Exercise task: Set down, exactly as written, the lines from the top of the data to the line that holds "step = 0.025e9", and omit the pictures.

Given data:
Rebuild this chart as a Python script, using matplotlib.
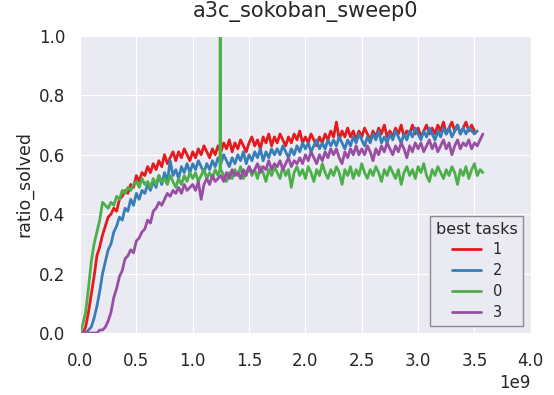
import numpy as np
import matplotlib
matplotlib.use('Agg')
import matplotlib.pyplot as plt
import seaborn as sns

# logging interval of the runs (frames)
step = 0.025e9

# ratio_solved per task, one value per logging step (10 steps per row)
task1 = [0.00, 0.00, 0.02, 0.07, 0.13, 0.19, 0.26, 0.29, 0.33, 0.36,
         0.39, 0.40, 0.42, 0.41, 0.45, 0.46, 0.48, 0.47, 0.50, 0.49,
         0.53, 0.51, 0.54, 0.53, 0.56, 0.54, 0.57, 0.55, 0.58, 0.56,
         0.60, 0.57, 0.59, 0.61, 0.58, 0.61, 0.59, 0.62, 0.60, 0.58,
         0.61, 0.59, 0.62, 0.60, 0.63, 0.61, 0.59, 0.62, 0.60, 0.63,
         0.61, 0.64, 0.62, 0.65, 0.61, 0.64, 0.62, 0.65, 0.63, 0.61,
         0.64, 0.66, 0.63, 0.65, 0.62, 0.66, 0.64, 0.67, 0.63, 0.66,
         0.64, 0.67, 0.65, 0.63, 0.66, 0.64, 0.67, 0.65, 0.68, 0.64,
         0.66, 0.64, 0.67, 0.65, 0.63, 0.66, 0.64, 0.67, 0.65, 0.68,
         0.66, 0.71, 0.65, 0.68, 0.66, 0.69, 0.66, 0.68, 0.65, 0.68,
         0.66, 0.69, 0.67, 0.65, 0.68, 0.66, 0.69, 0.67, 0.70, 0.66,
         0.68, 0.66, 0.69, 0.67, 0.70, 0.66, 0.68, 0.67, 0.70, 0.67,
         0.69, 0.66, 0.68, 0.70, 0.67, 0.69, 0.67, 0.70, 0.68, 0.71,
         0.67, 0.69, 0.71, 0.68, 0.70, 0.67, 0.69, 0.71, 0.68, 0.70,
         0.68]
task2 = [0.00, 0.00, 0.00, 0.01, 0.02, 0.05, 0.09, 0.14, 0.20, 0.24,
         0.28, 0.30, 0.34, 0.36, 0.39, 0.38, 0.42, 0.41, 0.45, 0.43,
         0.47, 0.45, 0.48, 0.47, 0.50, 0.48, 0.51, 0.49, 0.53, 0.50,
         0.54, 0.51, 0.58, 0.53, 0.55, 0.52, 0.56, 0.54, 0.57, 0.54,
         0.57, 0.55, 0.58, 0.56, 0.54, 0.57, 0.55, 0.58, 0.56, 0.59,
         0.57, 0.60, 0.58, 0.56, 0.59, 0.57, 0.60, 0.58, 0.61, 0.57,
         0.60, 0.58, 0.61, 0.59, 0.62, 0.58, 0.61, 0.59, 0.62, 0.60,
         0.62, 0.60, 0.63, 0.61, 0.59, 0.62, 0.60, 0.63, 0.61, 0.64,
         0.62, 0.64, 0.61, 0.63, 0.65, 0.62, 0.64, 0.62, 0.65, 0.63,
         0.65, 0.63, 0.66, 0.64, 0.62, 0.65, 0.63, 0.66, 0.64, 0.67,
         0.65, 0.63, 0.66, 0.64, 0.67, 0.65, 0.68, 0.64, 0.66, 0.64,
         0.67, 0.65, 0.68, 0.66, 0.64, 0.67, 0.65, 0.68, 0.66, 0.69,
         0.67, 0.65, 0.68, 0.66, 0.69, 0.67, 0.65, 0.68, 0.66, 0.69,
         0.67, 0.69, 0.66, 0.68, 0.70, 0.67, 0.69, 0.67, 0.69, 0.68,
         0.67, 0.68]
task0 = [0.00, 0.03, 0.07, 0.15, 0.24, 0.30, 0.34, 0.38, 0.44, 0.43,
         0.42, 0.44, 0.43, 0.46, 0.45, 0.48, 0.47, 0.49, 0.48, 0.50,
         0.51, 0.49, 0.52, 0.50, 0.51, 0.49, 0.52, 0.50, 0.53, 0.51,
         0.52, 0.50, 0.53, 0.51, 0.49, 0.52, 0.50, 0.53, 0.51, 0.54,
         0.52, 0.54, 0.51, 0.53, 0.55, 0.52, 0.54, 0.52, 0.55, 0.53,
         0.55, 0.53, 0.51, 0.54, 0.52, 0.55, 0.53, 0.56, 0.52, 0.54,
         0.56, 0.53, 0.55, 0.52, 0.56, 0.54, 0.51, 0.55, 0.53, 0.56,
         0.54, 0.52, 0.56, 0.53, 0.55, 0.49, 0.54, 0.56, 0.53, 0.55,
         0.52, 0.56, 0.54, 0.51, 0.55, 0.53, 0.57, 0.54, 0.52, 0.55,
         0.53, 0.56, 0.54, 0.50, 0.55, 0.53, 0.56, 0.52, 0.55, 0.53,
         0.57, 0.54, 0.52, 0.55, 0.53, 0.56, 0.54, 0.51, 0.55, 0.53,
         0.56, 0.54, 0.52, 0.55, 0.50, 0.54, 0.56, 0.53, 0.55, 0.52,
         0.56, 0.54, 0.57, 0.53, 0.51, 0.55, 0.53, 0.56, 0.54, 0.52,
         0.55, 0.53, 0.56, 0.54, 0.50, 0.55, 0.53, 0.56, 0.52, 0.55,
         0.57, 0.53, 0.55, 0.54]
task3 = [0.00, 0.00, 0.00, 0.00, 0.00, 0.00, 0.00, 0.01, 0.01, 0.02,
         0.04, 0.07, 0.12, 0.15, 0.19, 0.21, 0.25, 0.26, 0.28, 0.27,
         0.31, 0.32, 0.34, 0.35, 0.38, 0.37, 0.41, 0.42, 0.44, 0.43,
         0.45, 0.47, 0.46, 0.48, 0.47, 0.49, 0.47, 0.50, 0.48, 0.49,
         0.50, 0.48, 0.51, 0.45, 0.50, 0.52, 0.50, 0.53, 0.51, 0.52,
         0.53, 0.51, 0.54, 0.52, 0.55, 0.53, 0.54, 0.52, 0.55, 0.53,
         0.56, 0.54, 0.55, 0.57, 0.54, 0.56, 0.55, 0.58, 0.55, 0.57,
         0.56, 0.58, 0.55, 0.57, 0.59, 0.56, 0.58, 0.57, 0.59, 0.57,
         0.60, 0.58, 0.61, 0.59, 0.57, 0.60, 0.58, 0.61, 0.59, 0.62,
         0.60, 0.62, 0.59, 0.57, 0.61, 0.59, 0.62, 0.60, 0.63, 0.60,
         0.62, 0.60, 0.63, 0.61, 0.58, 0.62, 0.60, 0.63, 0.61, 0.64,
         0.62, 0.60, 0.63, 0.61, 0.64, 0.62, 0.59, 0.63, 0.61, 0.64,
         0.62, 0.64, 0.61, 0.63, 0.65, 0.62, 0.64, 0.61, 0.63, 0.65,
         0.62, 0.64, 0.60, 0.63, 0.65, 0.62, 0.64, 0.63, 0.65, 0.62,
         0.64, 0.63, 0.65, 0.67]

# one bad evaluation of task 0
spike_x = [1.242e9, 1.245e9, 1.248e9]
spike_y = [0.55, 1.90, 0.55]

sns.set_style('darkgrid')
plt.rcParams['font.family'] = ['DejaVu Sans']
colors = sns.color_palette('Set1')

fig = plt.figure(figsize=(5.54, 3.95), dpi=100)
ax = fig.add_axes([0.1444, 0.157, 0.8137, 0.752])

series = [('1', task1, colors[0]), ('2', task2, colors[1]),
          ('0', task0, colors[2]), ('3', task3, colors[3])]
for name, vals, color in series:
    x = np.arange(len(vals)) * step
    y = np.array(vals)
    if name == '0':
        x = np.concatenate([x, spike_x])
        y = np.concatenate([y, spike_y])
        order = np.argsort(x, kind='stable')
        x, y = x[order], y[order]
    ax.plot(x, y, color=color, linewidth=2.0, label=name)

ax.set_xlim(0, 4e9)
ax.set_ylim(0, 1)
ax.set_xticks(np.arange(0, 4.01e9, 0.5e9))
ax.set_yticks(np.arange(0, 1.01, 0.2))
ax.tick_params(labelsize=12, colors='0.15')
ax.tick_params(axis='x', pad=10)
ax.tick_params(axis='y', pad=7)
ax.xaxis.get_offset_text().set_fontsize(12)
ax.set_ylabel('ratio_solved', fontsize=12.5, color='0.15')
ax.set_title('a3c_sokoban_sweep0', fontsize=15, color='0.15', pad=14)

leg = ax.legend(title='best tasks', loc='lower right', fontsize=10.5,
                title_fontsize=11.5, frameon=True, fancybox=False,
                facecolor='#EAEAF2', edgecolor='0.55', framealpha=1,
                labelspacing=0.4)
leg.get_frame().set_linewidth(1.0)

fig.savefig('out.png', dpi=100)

Answer in full:
Rebuild this chart as a Python script, using matplotlib.
import numpy as np
import matplotlib
matplotlib.use('Agg')
import matplotlib.pyplot as plt
import seaborn as sns

# logging interval of the runs (frames)
step = 0.025e9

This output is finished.